* PROBLEM REQUIREMENTS: Your task is to count the lines of the entries below that include the word "this" and to give only the resulting number.

* SOURCE RECORDS:
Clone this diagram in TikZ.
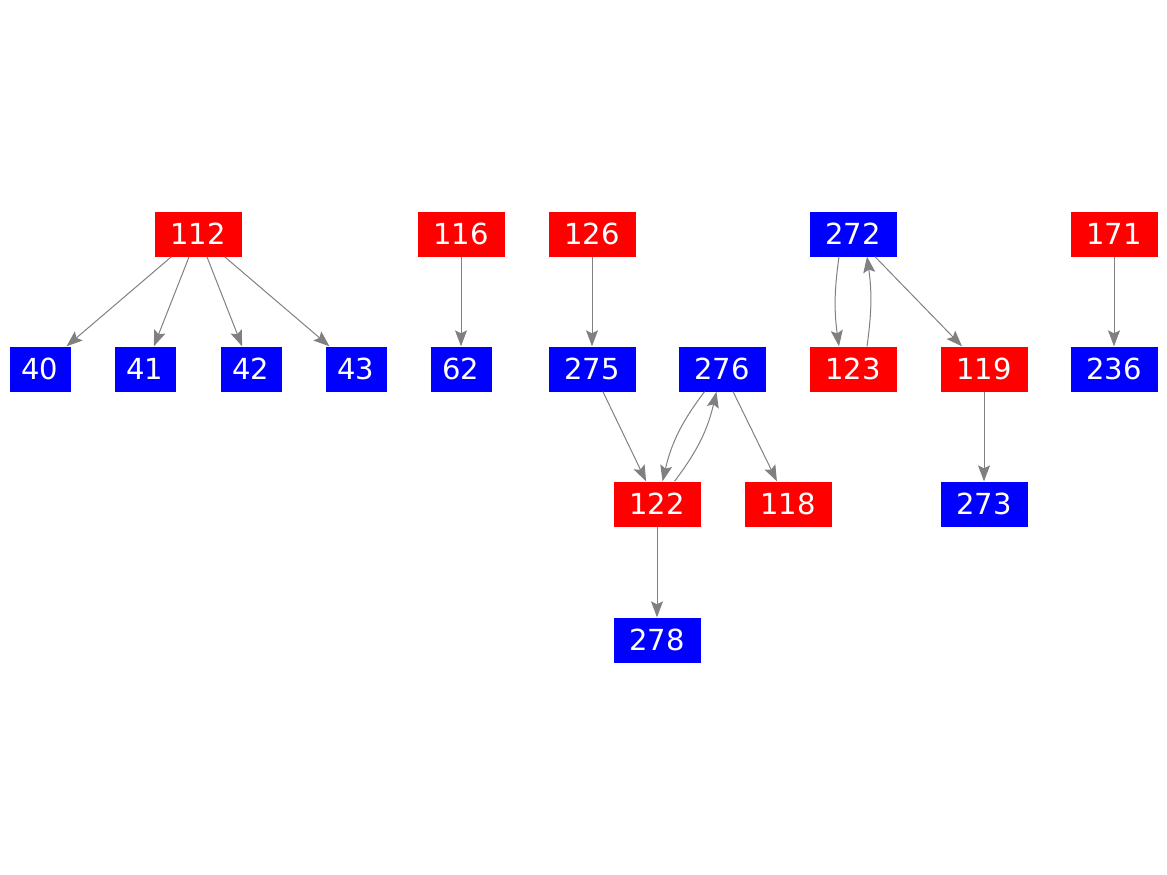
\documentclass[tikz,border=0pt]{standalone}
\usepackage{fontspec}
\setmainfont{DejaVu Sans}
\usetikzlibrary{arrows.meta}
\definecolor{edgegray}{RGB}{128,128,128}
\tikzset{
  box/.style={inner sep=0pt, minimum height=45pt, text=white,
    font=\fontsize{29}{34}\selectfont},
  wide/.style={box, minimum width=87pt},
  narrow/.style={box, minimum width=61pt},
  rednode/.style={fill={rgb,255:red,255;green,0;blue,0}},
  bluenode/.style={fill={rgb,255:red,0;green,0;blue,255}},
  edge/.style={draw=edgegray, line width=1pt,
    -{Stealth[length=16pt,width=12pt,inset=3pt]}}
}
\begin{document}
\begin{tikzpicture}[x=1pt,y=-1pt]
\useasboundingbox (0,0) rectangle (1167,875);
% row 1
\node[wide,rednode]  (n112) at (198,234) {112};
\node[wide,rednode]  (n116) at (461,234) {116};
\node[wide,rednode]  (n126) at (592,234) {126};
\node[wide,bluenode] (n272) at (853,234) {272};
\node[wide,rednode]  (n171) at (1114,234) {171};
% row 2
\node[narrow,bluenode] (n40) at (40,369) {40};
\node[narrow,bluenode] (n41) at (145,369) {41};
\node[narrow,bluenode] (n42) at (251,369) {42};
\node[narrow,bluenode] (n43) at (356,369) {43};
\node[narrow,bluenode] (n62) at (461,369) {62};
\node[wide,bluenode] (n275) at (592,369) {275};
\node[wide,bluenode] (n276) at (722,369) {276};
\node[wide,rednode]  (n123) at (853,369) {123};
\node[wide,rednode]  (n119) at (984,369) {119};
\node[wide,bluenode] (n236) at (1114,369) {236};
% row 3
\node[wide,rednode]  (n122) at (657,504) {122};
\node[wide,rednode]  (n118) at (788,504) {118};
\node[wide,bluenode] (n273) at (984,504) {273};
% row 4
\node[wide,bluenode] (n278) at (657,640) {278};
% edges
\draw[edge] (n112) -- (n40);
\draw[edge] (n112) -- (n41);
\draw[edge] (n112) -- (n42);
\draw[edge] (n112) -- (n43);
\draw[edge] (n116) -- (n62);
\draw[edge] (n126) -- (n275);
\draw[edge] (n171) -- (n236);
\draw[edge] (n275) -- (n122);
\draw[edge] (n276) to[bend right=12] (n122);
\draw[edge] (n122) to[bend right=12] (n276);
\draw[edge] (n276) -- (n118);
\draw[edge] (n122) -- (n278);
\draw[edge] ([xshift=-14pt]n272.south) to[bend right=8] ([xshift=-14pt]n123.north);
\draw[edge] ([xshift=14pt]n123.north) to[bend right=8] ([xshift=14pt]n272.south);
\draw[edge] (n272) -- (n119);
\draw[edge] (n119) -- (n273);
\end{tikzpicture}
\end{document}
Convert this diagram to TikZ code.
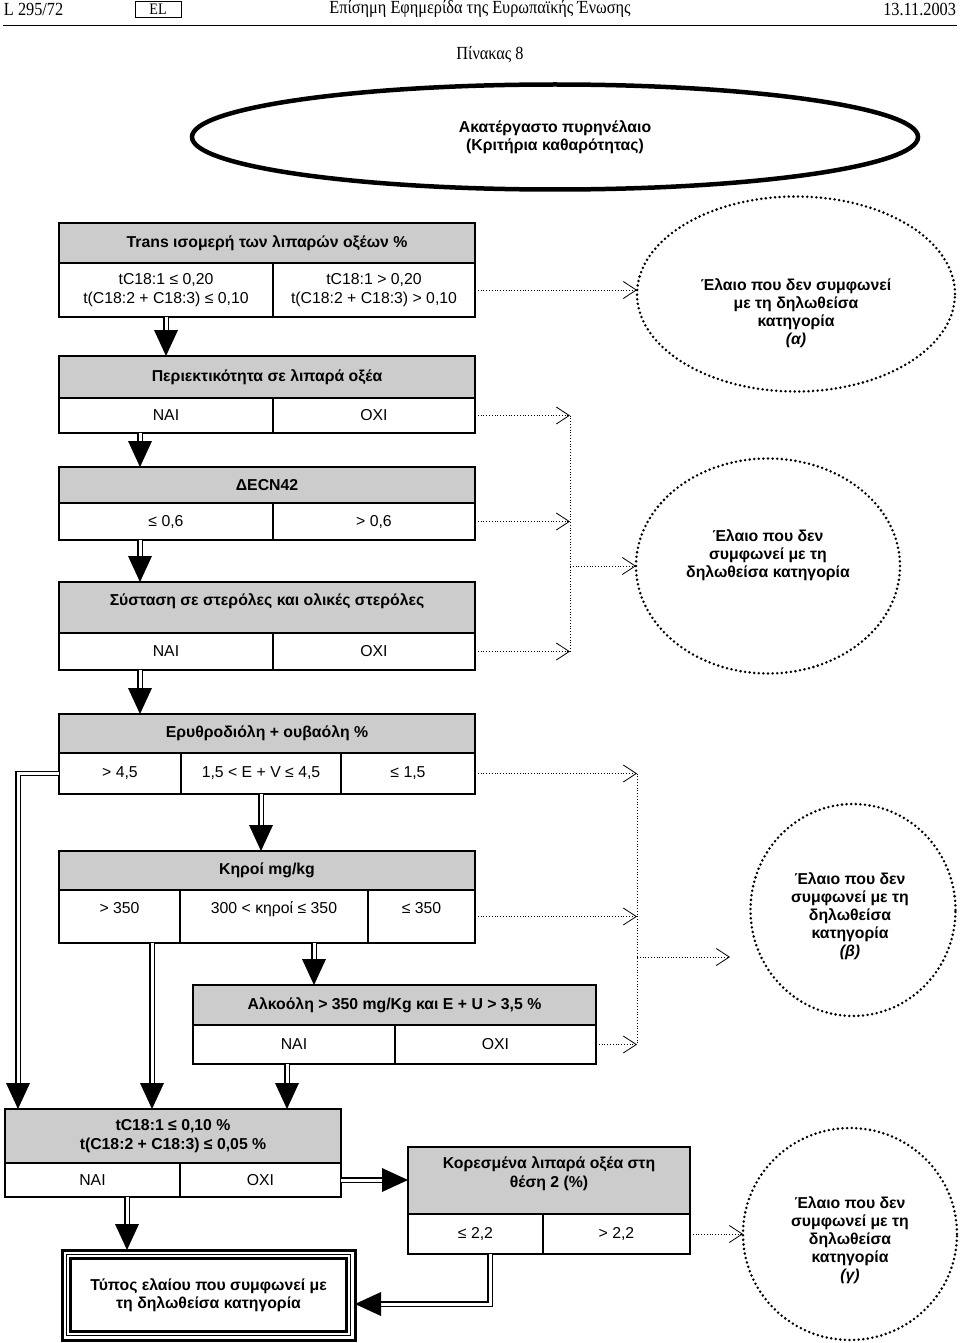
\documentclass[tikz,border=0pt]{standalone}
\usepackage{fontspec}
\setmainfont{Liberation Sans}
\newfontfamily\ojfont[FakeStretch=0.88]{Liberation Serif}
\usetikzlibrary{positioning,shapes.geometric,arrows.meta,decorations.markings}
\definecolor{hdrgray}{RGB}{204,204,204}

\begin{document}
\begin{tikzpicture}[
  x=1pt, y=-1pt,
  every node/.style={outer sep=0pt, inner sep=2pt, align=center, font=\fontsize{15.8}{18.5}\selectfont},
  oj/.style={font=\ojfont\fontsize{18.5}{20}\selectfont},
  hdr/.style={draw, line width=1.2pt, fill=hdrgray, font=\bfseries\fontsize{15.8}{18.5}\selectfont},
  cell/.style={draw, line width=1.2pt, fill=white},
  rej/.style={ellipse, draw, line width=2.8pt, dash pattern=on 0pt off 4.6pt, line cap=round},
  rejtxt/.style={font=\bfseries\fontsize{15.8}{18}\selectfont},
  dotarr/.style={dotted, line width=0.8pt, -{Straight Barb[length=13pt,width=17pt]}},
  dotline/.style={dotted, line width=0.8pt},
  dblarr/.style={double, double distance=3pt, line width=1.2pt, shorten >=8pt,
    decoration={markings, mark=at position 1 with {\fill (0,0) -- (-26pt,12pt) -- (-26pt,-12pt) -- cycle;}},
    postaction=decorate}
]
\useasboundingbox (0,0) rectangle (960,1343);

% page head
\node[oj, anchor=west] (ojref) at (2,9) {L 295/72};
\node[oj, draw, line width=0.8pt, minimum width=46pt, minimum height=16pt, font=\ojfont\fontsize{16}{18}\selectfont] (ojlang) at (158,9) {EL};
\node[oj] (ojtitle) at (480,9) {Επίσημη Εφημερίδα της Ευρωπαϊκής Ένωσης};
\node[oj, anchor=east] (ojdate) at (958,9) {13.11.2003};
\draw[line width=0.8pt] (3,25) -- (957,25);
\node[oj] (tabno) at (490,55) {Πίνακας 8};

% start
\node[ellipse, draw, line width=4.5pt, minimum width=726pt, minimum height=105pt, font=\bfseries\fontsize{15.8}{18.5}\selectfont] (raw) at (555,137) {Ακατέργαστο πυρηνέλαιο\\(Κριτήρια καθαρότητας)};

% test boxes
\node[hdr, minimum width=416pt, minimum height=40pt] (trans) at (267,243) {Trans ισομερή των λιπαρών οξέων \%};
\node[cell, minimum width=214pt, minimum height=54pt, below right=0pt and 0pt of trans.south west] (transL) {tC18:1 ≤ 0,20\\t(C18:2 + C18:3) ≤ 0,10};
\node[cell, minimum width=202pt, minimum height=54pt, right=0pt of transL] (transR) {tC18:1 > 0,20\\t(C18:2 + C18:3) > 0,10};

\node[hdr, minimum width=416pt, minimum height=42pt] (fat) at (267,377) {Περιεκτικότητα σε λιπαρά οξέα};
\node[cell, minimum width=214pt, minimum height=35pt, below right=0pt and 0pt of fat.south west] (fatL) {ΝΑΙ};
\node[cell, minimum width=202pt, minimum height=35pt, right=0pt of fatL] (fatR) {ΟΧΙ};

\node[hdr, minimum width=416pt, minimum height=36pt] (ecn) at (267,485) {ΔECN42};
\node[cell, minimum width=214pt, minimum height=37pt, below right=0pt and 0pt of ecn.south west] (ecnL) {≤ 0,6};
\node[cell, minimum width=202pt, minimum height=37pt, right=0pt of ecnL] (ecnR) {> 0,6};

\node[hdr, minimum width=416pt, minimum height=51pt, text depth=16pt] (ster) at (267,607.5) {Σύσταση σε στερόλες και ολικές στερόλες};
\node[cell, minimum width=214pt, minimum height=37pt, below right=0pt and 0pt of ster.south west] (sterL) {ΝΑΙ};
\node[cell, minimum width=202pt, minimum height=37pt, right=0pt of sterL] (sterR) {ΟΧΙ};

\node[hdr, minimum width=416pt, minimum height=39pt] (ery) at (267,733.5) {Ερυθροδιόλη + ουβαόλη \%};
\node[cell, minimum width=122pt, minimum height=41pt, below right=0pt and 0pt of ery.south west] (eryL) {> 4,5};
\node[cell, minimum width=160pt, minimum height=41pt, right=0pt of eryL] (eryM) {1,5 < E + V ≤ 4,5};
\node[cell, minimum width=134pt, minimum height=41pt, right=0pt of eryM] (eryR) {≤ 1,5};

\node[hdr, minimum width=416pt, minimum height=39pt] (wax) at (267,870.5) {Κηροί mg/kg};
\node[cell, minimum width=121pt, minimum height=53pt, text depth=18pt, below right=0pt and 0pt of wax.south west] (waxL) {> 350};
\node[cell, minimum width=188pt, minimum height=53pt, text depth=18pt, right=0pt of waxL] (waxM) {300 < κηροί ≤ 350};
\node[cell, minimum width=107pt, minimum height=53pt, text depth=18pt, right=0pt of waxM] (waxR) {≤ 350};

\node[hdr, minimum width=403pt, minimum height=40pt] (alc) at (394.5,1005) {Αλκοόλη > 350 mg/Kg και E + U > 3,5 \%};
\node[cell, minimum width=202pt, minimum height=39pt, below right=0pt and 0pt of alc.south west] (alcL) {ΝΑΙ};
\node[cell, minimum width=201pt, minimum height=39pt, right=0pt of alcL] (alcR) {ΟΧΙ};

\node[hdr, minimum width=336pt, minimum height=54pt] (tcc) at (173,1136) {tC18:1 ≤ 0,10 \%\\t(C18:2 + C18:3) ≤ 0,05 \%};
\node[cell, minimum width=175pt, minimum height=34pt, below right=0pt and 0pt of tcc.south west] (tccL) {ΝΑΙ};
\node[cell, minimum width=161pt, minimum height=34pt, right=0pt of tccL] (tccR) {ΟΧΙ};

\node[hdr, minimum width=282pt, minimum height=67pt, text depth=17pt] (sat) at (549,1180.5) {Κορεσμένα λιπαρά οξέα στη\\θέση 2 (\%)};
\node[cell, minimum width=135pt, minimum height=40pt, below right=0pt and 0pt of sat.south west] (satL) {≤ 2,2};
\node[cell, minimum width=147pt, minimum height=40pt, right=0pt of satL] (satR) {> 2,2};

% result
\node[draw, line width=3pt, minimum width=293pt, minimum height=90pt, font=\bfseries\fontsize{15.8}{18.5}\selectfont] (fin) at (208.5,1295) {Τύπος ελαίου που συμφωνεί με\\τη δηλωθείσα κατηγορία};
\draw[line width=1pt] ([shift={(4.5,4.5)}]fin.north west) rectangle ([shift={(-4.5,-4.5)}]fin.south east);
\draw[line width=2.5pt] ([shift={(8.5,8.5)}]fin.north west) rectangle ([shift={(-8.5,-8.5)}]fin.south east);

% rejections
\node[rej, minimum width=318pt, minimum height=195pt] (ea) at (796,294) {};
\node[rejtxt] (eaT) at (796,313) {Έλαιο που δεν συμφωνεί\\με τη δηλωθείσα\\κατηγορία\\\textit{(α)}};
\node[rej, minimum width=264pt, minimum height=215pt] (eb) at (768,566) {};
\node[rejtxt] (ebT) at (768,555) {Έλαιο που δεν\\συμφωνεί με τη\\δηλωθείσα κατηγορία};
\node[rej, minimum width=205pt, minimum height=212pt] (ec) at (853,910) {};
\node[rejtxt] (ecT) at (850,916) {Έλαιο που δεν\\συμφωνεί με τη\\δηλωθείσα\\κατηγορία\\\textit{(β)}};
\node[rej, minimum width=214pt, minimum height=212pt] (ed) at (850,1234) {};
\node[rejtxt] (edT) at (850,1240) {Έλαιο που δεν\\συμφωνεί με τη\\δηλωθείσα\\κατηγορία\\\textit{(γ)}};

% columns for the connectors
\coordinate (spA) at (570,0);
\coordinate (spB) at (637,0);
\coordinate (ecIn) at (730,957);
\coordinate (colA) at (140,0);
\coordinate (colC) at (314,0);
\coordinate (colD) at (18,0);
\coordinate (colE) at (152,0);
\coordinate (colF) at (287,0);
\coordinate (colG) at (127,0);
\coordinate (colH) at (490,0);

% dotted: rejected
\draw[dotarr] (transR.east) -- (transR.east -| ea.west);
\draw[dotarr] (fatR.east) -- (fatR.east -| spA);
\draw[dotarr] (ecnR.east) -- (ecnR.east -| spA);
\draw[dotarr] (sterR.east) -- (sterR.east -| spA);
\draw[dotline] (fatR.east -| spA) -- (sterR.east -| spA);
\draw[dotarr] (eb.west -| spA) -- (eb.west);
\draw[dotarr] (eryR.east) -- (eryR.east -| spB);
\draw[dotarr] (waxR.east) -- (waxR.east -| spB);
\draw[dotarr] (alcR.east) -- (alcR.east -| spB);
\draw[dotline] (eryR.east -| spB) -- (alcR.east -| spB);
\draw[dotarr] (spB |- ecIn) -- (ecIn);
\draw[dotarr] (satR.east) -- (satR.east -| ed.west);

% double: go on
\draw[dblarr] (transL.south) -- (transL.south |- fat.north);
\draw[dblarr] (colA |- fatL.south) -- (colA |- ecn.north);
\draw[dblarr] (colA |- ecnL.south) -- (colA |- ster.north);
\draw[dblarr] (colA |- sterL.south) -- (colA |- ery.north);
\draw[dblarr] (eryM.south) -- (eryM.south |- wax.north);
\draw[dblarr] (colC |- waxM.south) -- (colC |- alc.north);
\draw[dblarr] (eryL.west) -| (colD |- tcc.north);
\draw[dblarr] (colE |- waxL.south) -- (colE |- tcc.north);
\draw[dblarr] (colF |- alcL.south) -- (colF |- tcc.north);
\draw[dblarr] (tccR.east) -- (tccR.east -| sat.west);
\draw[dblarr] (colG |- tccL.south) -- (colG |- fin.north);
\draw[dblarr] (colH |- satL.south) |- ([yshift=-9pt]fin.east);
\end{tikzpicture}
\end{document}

* REPLY TO THE EXERCISE: 2